● Given exercise
Tally the lines holding the string "script" and reply with that number alone.

● Source material
......

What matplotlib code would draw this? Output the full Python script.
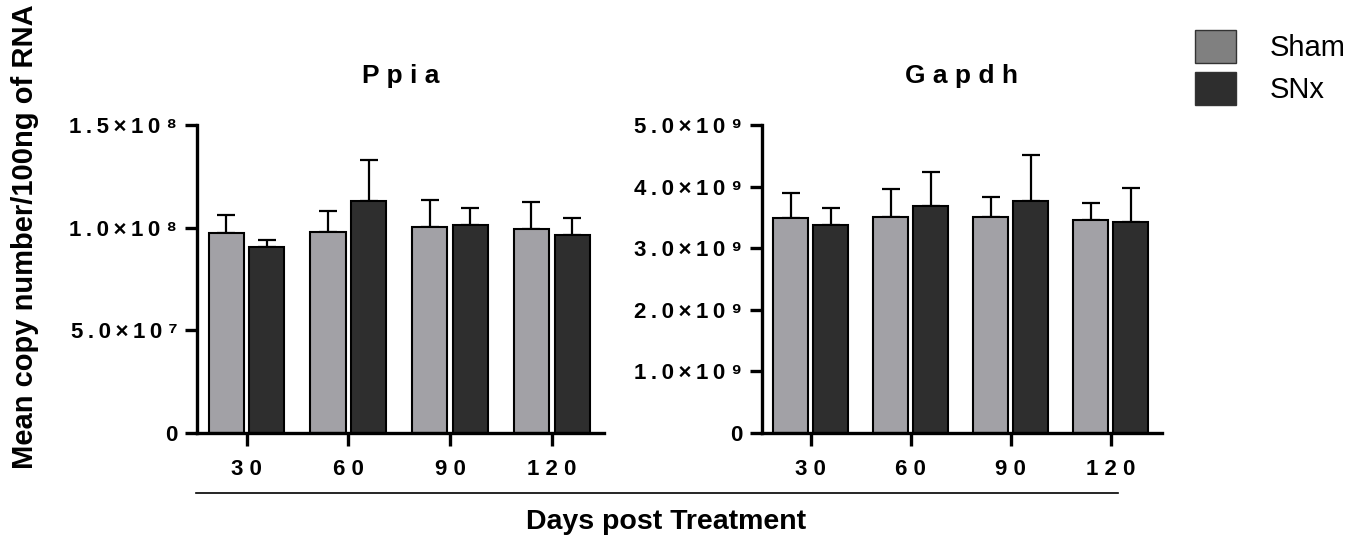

......

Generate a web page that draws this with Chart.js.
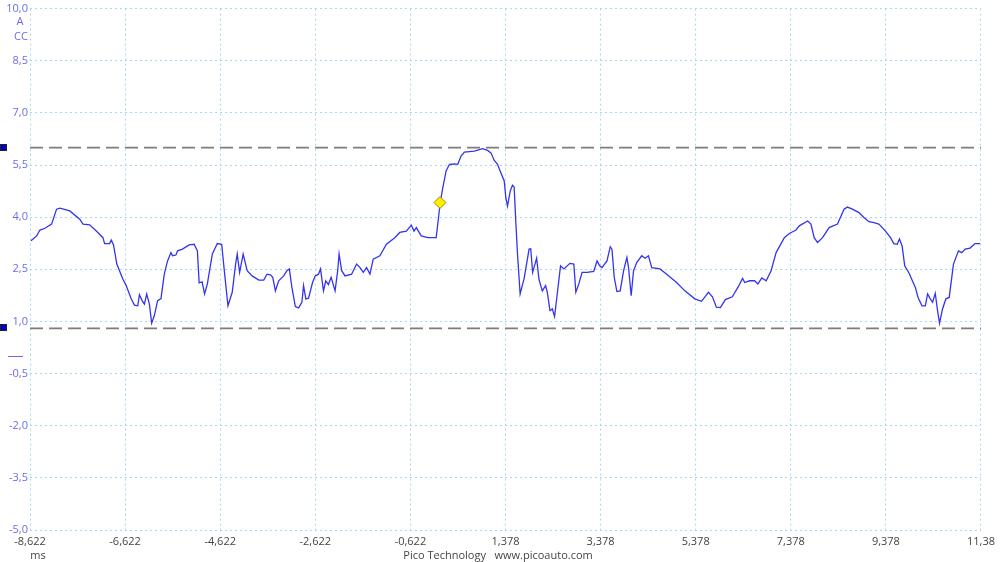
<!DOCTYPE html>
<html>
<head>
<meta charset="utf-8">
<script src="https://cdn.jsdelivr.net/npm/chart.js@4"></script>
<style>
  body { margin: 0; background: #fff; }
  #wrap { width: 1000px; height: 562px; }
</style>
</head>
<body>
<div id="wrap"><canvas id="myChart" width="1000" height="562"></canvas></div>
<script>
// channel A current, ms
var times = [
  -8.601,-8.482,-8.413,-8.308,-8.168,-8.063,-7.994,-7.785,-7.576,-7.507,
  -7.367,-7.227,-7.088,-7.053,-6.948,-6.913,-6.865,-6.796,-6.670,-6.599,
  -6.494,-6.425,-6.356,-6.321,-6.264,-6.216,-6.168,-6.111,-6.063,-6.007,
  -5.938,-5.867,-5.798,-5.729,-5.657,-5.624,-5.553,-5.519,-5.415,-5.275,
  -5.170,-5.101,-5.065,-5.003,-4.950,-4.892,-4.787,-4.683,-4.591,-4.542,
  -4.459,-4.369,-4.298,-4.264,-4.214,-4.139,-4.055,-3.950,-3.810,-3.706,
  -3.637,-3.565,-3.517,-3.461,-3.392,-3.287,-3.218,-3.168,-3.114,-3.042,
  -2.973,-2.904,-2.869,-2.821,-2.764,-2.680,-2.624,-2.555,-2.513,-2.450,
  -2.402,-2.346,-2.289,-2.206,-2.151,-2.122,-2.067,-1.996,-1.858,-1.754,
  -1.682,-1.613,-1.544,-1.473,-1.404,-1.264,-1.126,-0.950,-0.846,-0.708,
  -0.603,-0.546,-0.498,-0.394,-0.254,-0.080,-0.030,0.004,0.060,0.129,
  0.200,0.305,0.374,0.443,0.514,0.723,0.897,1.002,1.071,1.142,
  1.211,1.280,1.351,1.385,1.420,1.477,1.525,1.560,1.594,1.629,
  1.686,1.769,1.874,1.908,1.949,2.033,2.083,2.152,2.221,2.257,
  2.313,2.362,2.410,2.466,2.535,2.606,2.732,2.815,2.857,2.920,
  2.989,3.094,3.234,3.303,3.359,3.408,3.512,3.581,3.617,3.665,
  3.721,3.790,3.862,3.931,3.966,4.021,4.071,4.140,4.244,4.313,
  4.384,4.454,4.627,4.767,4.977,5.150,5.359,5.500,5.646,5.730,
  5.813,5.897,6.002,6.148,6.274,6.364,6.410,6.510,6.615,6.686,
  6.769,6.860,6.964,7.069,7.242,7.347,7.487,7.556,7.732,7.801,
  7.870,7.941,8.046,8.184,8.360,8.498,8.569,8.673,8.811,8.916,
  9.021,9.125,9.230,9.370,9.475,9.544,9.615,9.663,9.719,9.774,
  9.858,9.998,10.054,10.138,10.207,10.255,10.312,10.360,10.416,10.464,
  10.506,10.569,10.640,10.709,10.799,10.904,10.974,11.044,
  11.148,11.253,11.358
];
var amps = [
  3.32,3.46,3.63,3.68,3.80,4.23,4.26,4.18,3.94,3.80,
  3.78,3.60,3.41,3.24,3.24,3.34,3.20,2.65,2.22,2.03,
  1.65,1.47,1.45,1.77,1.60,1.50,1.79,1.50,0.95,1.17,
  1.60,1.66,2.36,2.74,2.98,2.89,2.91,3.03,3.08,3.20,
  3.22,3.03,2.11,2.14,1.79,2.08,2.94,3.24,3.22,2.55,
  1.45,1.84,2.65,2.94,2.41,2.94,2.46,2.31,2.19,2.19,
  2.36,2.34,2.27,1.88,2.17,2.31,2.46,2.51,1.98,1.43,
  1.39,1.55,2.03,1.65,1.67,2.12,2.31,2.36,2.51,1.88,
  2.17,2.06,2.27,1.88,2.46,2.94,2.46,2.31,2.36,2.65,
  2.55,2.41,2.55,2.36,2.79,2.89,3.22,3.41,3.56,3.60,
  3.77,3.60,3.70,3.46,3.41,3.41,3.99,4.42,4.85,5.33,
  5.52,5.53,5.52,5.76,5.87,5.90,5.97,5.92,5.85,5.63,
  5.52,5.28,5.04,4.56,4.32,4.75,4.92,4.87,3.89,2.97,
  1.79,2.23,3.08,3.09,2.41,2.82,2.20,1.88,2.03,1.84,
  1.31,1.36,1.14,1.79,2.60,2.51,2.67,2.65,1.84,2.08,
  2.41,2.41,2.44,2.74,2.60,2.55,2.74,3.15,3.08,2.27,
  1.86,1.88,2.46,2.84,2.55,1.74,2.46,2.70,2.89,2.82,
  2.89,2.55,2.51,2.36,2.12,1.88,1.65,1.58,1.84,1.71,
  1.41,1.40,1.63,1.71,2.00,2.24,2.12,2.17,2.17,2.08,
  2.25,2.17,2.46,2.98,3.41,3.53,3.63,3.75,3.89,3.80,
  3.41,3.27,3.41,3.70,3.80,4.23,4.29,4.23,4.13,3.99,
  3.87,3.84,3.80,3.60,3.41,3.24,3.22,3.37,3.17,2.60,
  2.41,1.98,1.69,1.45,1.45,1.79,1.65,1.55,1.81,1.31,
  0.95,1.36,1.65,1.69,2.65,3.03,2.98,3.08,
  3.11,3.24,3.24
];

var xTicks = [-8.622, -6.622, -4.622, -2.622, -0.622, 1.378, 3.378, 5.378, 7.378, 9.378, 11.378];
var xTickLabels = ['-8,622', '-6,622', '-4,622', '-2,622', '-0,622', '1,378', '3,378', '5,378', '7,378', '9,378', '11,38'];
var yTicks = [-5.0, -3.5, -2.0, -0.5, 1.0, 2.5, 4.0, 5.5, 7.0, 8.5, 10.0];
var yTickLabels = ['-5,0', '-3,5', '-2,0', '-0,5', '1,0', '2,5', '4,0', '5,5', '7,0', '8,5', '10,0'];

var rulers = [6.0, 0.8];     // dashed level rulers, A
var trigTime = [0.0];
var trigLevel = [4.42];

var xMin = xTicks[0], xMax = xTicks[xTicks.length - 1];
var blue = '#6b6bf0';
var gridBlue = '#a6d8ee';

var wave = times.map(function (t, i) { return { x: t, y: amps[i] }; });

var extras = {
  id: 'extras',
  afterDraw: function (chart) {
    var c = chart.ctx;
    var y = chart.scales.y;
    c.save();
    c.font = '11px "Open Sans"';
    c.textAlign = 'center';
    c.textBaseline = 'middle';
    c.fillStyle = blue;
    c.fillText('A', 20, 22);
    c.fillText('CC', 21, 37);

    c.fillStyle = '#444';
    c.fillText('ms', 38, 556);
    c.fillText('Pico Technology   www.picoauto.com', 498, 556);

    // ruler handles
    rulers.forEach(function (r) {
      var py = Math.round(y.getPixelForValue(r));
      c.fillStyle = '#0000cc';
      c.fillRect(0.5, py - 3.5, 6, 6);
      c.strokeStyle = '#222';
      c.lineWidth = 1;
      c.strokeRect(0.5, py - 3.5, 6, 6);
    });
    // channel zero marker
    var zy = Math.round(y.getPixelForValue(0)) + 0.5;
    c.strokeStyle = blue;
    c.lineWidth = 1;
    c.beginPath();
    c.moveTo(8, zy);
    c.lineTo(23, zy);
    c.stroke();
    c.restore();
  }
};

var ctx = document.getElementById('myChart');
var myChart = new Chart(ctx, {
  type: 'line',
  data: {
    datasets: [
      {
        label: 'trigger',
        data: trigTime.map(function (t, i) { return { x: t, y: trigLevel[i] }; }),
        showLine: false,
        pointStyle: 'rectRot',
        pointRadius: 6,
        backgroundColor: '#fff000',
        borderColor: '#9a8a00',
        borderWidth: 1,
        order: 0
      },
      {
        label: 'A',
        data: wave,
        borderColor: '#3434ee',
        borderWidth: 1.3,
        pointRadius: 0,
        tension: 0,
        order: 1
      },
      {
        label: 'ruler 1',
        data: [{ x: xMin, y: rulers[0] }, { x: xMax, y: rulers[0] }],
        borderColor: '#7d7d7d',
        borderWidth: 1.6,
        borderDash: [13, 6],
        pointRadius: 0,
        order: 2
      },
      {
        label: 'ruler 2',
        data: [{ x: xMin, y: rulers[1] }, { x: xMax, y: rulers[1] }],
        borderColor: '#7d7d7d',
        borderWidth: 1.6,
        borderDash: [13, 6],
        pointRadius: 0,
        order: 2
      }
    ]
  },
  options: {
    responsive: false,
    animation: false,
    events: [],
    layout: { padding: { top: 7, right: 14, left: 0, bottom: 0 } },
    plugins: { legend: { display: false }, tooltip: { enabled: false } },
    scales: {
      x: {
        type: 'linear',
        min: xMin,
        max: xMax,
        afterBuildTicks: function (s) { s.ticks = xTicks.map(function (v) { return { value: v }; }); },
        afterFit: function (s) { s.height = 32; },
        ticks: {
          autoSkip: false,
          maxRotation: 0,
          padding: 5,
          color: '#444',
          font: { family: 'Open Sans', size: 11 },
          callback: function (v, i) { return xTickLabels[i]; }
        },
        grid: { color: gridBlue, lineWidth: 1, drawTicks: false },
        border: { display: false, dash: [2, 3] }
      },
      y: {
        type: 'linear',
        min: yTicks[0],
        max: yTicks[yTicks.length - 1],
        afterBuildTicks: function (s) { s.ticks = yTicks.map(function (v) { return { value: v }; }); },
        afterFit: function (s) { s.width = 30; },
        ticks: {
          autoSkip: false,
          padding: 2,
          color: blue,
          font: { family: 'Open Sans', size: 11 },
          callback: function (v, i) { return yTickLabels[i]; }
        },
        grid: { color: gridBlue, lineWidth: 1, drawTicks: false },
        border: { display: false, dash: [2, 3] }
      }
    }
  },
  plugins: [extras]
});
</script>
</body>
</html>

......

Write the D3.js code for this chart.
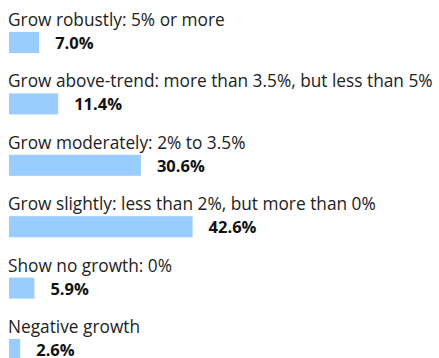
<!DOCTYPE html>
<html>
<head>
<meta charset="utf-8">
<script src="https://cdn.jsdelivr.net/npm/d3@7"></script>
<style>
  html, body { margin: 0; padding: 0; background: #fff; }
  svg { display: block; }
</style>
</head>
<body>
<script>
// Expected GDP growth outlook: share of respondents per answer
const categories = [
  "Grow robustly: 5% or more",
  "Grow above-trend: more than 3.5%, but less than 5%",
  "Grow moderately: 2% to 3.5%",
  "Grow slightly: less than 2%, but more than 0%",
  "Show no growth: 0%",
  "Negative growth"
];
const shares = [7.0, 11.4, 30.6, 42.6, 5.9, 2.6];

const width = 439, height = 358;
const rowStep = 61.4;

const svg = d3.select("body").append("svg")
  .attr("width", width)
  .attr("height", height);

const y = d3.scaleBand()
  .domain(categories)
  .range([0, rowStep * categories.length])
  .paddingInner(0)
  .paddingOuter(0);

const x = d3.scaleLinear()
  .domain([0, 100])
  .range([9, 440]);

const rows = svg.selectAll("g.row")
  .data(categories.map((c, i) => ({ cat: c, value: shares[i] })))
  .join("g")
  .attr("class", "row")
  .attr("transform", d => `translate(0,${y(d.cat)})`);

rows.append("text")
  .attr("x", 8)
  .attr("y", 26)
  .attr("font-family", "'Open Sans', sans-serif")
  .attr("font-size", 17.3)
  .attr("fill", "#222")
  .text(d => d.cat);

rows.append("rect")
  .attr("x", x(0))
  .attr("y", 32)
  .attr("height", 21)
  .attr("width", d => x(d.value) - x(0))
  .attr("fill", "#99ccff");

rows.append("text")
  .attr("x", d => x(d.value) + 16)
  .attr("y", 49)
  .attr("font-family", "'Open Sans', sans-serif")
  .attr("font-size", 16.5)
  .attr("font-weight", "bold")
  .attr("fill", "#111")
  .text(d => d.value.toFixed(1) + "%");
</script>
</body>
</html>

......

● Exercise result
7